How This Role Works With Others
- Attorneys. You convert strategy into data steps, offer defensible options, and make deadlines feasible
• Paralegals. You align on privilege logs, exhibit handling, and timeline needs
• IT and security. You partner on collections, access control, encryption, and incident response
• Vendors. You select processing and review partners, negotiate speeds and prices, and enforce quality
• Privacy and compliance. You coordinate PII masking, retention rules, and regulator requests
Strong relationships shorten cycles and reduce risk for everyone.
Ethics and Professionalism
- Confidentiality, use only approved tools and channels, avoid personal devices for client data
• Integrity in logs and reports, never massage numbers to look better
• Neutrality in search and culling, avoid biased filters that hide unfavorable evidence
• Respect for people, redaction of PII, cultural awareness in multinational matters
• Continuous education, tools and rules change, stay current
Is This Career a Good Fit For You
People who thrive as e-discovery technicians and litigation support analysts like accurate records, tidy checklists, and the satisfaction of shipping a clean production on time. They are comfortable with deadlines and enjoy turning messy data into a defensible story. If your MAPP profile shows strong motivations around order, responsibility, and practical problem solving, you will likely find this work rewarding. If you prefer open ended creative writing, long research projects without deadlines, or face to face sales, consider adjacent paths such as knowledge management, technical writing for legal tech, or client success roles at vendors.
Still deciding Take the MAPP assessment at www.assessment.com to find out if this is a good fit for you.
FAQs
Do I need a law degree
No. A legal or technical background helps, but most analysts build skill through vendor certifications, on the job training, and mentorship.

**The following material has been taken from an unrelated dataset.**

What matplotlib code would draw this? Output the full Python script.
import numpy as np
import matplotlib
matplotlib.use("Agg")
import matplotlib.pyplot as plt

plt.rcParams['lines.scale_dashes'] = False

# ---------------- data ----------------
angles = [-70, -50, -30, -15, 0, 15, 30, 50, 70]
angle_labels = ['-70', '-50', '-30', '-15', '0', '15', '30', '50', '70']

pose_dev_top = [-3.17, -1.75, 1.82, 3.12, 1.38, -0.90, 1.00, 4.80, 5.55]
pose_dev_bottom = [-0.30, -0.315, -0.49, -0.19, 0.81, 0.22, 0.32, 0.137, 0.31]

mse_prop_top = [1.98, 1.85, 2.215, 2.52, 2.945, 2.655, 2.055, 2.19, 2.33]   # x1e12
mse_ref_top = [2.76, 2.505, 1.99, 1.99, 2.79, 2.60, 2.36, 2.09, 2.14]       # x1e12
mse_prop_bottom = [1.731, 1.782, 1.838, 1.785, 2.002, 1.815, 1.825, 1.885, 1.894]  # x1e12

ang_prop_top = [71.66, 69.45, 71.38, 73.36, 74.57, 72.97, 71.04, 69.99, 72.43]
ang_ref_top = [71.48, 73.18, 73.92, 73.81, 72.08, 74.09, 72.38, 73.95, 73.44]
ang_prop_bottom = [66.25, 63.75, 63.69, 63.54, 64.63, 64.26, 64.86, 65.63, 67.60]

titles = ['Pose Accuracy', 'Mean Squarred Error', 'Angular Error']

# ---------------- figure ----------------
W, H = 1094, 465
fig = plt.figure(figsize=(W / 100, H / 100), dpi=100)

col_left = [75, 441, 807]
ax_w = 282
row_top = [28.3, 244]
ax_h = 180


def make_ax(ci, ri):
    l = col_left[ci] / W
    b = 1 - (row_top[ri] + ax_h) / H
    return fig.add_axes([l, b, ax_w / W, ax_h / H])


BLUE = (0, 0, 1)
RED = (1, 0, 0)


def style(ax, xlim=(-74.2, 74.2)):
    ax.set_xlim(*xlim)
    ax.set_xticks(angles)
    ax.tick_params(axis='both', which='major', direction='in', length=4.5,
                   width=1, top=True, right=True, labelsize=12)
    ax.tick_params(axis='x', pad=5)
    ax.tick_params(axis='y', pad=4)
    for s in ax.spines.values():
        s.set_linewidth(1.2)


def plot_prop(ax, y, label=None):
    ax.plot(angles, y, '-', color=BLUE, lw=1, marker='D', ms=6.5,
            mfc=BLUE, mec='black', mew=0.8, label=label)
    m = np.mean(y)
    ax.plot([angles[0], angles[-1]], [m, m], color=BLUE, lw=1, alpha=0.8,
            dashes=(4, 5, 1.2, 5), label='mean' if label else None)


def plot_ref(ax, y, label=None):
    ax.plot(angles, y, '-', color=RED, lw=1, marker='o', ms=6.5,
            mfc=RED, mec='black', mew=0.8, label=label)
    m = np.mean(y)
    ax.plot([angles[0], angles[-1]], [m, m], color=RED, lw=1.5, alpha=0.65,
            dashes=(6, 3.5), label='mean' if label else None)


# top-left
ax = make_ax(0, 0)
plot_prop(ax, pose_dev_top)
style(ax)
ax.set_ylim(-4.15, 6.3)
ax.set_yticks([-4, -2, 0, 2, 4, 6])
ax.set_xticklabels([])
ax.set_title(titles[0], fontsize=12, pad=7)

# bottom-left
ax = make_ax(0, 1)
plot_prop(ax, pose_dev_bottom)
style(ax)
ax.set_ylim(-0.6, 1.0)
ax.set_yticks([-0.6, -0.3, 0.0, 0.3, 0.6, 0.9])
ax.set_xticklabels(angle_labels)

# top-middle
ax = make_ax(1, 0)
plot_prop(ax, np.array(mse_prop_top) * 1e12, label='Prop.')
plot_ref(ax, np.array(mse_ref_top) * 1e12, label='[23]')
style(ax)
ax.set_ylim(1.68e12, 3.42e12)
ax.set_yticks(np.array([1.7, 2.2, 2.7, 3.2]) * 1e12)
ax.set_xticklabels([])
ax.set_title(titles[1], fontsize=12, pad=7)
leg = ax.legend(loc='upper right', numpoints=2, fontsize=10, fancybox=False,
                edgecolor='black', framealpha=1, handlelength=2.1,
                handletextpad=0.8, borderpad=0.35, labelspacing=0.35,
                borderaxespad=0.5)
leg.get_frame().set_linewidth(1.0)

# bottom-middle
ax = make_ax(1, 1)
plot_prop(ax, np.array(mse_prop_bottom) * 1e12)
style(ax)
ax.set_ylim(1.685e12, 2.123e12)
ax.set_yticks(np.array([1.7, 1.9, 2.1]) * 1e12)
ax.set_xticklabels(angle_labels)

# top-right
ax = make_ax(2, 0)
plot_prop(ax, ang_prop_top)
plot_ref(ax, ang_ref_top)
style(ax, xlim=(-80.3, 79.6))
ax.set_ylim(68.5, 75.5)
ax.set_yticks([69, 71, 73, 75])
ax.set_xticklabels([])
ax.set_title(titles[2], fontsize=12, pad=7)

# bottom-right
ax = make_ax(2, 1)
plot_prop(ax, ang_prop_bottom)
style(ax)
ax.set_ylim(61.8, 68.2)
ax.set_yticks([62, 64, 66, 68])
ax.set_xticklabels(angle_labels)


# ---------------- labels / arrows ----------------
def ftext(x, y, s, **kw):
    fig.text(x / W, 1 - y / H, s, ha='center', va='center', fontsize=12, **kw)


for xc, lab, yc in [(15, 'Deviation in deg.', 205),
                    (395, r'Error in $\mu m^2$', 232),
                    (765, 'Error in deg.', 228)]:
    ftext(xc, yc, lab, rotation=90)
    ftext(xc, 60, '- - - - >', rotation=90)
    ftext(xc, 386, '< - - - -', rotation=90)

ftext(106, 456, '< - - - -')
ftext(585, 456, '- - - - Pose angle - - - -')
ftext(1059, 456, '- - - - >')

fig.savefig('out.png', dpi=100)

Which tool should I learn first
Pick one review platform that is common in your target market, for example Relativity or Everlaw, and one processing tool. Certifications speed interviews.
Can I work remotely
Yes. Many teams are hybrid. Sensitive collections and trial war rooms can require presence.
Will AI take this job
AI reduces review volume and helps with classification. Humans still design, test, defend, and deliver the workflow. Skill shifts toward analytics and quality.
How do I stand out in interviews
Bring a sample playbook, a dashboard screenshot, and a one page case study that shows a volume reduction or a production delivered under pressure.